I hope you all had a HAPPY EASTER.

Thursday, April 1, 2010

Happy April Fools' Day

I must admit I have wondered where and when the name of this so called holiday was invented. I am sure it wasn't God when creating the earth. Or maybe it was as he did create man after all, males like Jesse James, Tiger Woods, John Edwards, John Ensen and countless others, and they number in the tens of thousands. Of course to be fair about this, for every slime ball cheater, there are a bevy of mindless, selfish, classless whores ready to offer themselves willingly to these pigs... So who is worse the cheater or the cheatee, (is that even a word?) In my book both should be eliminated from existance using an electric chair, him in the seat, and her,or them as the case may be, on his lap. I admit to being a wild woman in my youth but married men were off limits. I was lucky to have had two good men in my life and neither cheated or when looking (as all men will) they didn't make it an insult by learing at a beautiful woman. I was extremely fortunate and a very good shot, humm, maybe that was the reason for their fidelity. But I digress, my question is do you thnk a cheater deserves a second chance, especially a serial cheater??? Please be honest men and women alike. I am using your answers in a new book; of course complete anonimity is guaranteed.

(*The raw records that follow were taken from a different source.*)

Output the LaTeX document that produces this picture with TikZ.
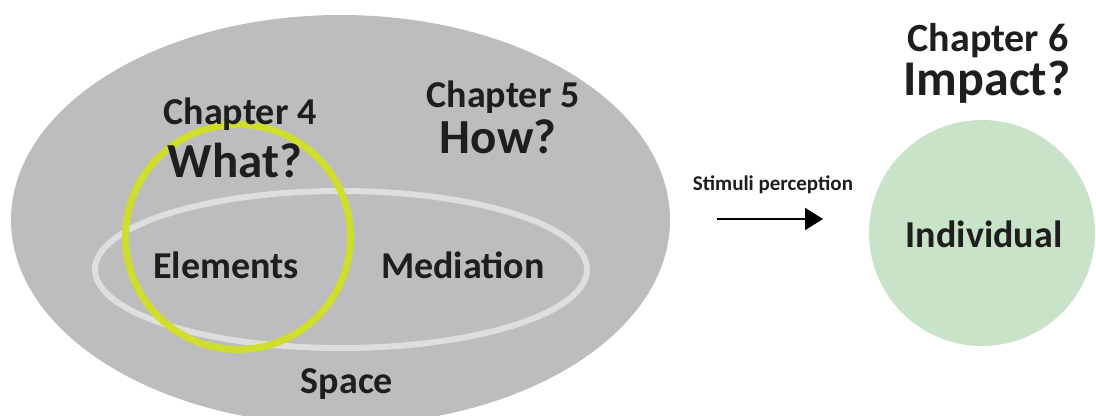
\documentclass[tikz,border=0pt]{standalone}
\usepackage{fontspec}
\setmainfont{Carlito}
\usetikzlibrary{arrows.meta}
\definecolor{spacegray}{HTML}{BDBDBF}
\definecolor{mediaring}{HTML}{DEDEDE}
\definecolor{elemring}{HTML}{CFDD2C}
\definecolor{indivgreen}{HTML}{C8E3C8}
\definecolor{inktext}{HTML}{1E1E1E}
\tikzset{
  lbl/.style={inner sep=0pt, anchor=base, text=inktext, font=\bfseries\fontsize{#1}{#1}\selectfont},
  flow/.style={line width=1pt, -{Triangle[length=9pt,width=11pt]}},
}
\begin{document}
\begin{tikzpicture}[x=0.5pt,y=-0.5pt]
\useasboundingbox (0,0) rectangle (1096,416);
% space: the large gray field
\fill[spacegray] (340.5,220) ellipse [x radius=329.5, y radius=205];
% mediation ring
\draw[mediaring, line width=3pt] (341,269.5) ellipse [x radius=246, y radius=78.5];
% elements ring
\draw[elemring, line width=3.5pt] (238,237) circle [radius=112.5];
% individual
\fill[indivgreen] (982,233) circle [radius=113];

\node[lbl=19] (ch4) at (240,125) {Chapter 4};
\node[lbl=24.5] (what) at (235,178) {What?};
\node[lbl=19] (ch5) at (503,108) {Chapter 5};
\node[lbl=24.5] (how) at (498,154) {How?};
\node[lbl=19] (elem) at (226,279) {Elements};
\node[lbl=19] (med) at (463,279) {Mediation};
\node[lbl=19] (space) at (347,393) {Space};
\node[lbl=10.5] (stim) at (773,191) {Stimuli perception};
\node[lbl=20] (ch6) at (988,52) {Chapter 6};
\node[lbl=25] (impact) at (987,96) {Impact?};
\node[lbl=19] (indiv) at (984,248) {Individual};

\coordinate (arrS) at (717,219);
\coordinate (arrE) at (823,219);
\draw[flow] (arrS) -- (arrE);
\end{tikzpicture}
\end{document}
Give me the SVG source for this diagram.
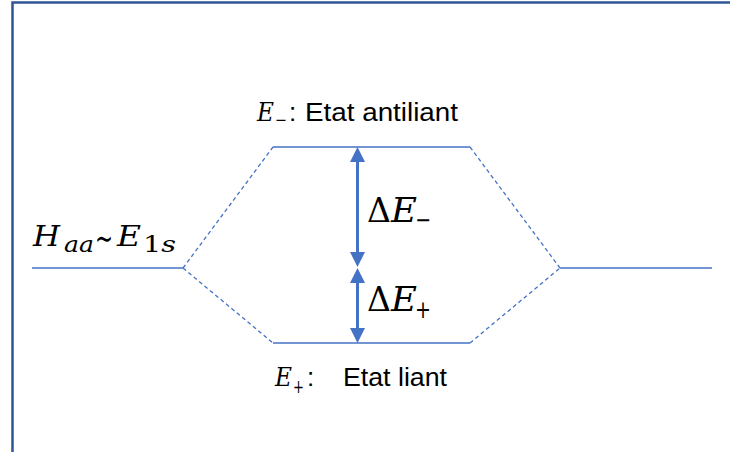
<svg xmlns="http://www.w3.org/2000/svg" width="730" height="452" viewBox="0 0 730 452">
<style>
.lvl{stroke:#4472c4;stroke-width:1.3;fill:none}
.dash{stroke:#4472c4;stroke-width:1.3;fill:none;stroke-dasharray:4 3}
.arr{stroke:#4472c4;stroke-width:3;fill:none}
.head{fill:#4472c4}
.m{font-family:"DejaVu Serif","Liberation Serif",serif;fill:#000}
.mi{font-family:"DejaVu Serif","Liberation Serif",serif;font-style:italic;fill:#000}
.t{font-family:"Liberation Sans","DejaVu Sans",sans-serif;fill:#000}
</style>
<rect x="12.5" y="2.5" width="800" height="600" fill="none" stroke="#2f5597" stroke-width="2.5"/>
<g id="connectors">
<line class="dash" x1="183" y1="268" x2="273" y2="147"/>
<line class="dash" x1="183" y1="268" x2="273" y2="343"/>
<line class="dash" x1="470" y1="147" x2="560" y2="268"/>
<line class="dash" x1="470" y1="343" x2="560" y2="268"/>
<line class="arr" x1="357.5" y1="160" x2="357.5" y2="254"/>
<polygon class="head" points="357.5,147 350,162 365,162"/>
<polygon class="head" points="357.5,267 350,252 365,252"/>
<line class="arr" x1="357.5" y1="281" x2="357.5" y2="330"/>
<polygon class="head" points="357.5,268 350,283 365,283"/>
<polygon class="head" points="357.5,343 350,328 365,328"/>
</g>
<g id="level-left">
<line class="lvl" x1="32" y1="268" x2="183" y2="268"/>
<text class="mi" x="33" y="246" font-size="28" textLength="27" lengthAdjust="spacingAndGlyphs">H</text>
<text class="mi" x="64" y="252" font-size="22" textLength="30" lengthAdjust="spacingAndGlyphs">aa</text>
<text font-family="DejaVu Sans, sans-serif" x="95" y="250" font-size="34" textLength="18" lengthAdjust="spacingAndGlyphs">∼</text>
<text class="mi" x="117" y="246" font-size="28" textLength="24" lengthAdjust="spacingAndGlyphs">E</text>
<text class="m" x="143" y="252" font-size="22" textLength="33" lengthAdjust="spacingAndGlyphs">1<tspan font-style="italic">s</tspan></text>
</g>
<g id="level-right">
<line class="lvl" x1="560" y1="268" x2="712" y2="268"/>
</g>
<g id="level-antiliant">
<line class="lvl" x1="273" y1="147" x2="470" y2="147"/>
<text class="mi" x="257" y="121" font-size="26" textLength="17" lengthAdjust="spacingAndGlyphs">E</text>
<text class="m" x="275" y="126" font-size="18" textLength="12" lengthAdjust="spacingAndGlyphs">−</text>
<text class="t" x="289" y="121" font-size="26">:</text>
<text class="t" x="305" y="121" font-size="26" textLength="153" lengthAdjust="spacingAndGlyphs">Etat antiliant</text>
</g>
<g id="level-liant">
<line class="lvl" x1="273" y1="343" x2="470" y2="343"/>
<text class="mi" x="275" y="386" font-size="26" textLength="17" lengthAdjust="spacingAndGlyphs">E</text>
<text class="m" x="293" y="393" font-size="18" textLength="11" lengthAdjust="spacingAndGlyphs">+</text>
<text class="t" x="307" y="386" font-size="26">:</text>
<text class="t" x="343" y="386" font-size="26" textLength="104" lengthAdjust="spacingAndGlyphs">Etat liant</text>
</g>
<g id="delta-minus">
<text class="m" x="367" y="222" font-size="34" textLength="24" lengthAdjust="spacingAndGlyphs">Δ</text>
<text class="mi" x="391" y="222" font-size="34" textLength="26" lengthAdjust="spacingAndGlyphs">E</text>
<text class="m" x="415" y="228" font-size="24" textLength="16" lengthAdjust="spacingAndGlyphs">−</text>
</g>
<g id="delta-plus">
<text class="m" x="367" y="311" font-size="34" textLength="24" lengthAdjust="spacingAndGlyphs">Δ</text>
<text class="mi" x="391" y="311" font-size="34" textLength="26" lengthAdjust="spacingAndGlyphs">E</text>
<text class="m" x="415" y="318" font-size="24" textLength="16" lengthAdjust="spacingAndGlyphs">+</text>
</g>
</svg>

I am eager to know whether any one played a practical joke on anyone today or had one played on them. I believe the concept of practical jokes is a dying art...

Today I finally cancelled my Facebook account. Good Lord the horror stories I was hearing from writers and other good friends, of hijacked email lists, blogs being misrepresented etc., I figured I had been lucky up to now so I deleted my information. I would rather be safe than sorry and all Facebook does when you've been attacked and trashed is apologize, and say they are working on the problems. WHAT????

Singing here: "So long it's been good to know ya, so long it's been good to know ya.....!"

Another day, another dollar. I hope my ramblings find everyone healthy, happy and wise.